[Start Recorded data]
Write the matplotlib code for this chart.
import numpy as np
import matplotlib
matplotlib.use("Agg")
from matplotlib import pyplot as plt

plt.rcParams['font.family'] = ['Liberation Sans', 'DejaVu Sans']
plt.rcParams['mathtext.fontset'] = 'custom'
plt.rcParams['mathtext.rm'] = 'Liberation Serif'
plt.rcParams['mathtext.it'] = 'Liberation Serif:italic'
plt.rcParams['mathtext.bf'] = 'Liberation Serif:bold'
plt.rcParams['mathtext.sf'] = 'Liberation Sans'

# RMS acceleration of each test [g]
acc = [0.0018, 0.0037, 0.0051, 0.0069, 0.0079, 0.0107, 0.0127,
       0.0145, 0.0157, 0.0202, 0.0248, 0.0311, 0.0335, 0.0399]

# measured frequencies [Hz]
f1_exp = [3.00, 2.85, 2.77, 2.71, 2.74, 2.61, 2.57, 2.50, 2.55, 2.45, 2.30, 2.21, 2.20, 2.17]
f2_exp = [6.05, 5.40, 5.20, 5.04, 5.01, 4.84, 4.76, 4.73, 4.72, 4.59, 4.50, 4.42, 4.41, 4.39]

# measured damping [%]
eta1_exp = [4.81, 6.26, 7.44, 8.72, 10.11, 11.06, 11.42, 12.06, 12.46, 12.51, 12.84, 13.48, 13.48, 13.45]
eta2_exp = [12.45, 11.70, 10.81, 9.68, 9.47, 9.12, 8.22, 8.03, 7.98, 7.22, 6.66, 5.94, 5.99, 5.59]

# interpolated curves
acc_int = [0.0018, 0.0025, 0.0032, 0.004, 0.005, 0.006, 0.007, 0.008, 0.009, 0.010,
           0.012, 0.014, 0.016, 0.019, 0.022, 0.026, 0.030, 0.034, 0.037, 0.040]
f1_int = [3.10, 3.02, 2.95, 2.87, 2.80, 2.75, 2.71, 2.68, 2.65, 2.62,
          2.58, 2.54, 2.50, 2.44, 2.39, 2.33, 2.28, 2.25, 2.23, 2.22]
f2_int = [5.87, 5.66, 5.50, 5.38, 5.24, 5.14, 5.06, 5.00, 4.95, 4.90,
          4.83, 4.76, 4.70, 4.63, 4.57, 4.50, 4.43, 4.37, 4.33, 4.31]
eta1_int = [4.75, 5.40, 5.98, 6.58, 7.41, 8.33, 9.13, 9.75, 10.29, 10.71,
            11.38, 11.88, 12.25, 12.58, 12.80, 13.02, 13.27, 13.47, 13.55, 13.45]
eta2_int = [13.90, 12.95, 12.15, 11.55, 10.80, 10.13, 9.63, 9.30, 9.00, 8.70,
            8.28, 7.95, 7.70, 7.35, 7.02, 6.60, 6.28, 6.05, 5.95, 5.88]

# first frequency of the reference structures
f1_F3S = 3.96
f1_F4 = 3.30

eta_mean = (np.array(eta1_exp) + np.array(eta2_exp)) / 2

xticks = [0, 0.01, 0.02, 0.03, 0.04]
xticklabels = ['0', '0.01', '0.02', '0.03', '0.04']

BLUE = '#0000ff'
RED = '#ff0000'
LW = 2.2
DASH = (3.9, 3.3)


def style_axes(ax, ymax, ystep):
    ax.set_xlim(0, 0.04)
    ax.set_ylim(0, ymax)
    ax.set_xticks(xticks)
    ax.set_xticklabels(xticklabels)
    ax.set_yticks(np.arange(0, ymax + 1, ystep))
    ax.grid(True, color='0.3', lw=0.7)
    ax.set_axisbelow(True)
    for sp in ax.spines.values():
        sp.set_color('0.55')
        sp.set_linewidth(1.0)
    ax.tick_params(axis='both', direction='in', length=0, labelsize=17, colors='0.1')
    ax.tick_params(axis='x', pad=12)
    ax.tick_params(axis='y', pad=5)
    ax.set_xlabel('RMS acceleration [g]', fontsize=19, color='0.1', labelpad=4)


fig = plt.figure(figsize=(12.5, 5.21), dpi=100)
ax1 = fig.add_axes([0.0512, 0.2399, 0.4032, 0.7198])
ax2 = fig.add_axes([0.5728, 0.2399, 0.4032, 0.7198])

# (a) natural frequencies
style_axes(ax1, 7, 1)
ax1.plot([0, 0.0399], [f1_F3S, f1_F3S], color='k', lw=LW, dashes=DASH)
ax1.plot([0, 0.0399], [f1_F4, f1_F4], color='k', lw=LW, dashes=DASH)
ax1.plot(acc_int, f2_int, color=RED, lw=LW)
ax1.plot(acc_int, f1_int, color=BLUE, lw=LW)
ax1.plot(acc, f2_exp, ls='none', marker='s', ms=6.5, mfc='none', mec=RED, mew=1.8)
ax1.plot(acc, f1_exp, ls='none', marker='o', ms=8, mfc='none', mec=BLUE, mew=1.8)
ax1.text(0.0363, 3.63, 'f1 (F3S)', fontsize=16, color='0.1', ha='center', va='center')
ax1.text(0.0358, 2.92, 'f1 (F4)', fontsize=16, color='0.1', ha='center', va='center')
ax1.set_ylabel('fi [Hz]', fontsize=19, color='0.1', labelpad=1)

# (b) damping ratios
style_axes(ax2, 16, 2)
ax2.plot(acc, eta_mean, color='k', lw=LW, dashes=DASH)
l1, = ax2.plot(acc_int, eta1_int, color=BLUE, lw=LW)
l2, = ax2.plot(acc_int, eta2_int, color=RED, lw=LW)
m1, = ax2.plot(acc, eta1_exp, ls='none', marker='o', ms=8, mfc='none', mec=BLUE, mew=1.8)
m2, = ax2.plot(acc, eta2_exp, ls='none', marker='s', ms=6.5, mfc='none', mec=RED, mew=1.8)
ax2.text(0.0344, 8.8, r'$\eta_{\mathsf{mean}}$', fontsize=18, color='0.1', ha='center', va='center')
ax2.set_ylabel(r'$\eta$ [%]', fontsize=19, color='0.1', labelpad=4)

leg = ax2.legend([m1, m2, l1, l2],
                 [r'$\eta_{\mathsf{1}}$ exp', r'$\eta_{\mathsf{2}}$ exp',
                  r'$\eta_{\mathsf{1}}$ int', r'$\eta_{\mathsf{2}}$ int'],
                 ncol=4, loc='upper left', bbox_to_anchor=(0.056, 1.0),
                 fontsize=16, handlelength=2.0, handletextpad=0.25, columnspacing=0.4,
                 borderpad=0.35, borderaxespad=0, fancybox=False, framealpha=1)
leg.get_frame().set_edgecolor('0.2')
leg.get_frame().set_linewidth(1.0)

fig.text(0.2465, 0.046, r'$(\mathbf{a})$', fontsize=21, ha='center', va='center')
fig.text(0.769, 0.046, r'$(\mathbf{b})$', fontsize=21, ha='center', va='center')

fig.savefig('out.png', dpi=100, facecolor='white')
[End Recorded data]
Given problem:
Give back exactly the material above from its opening line to the line bearing "from matplotlib import pyplot as plt".

Answer below:
Write the matplotlib code for this chart.
import numpy as np
import matplotlib
matplotlib.use("Agg")
from matplotlib import pyplot as plt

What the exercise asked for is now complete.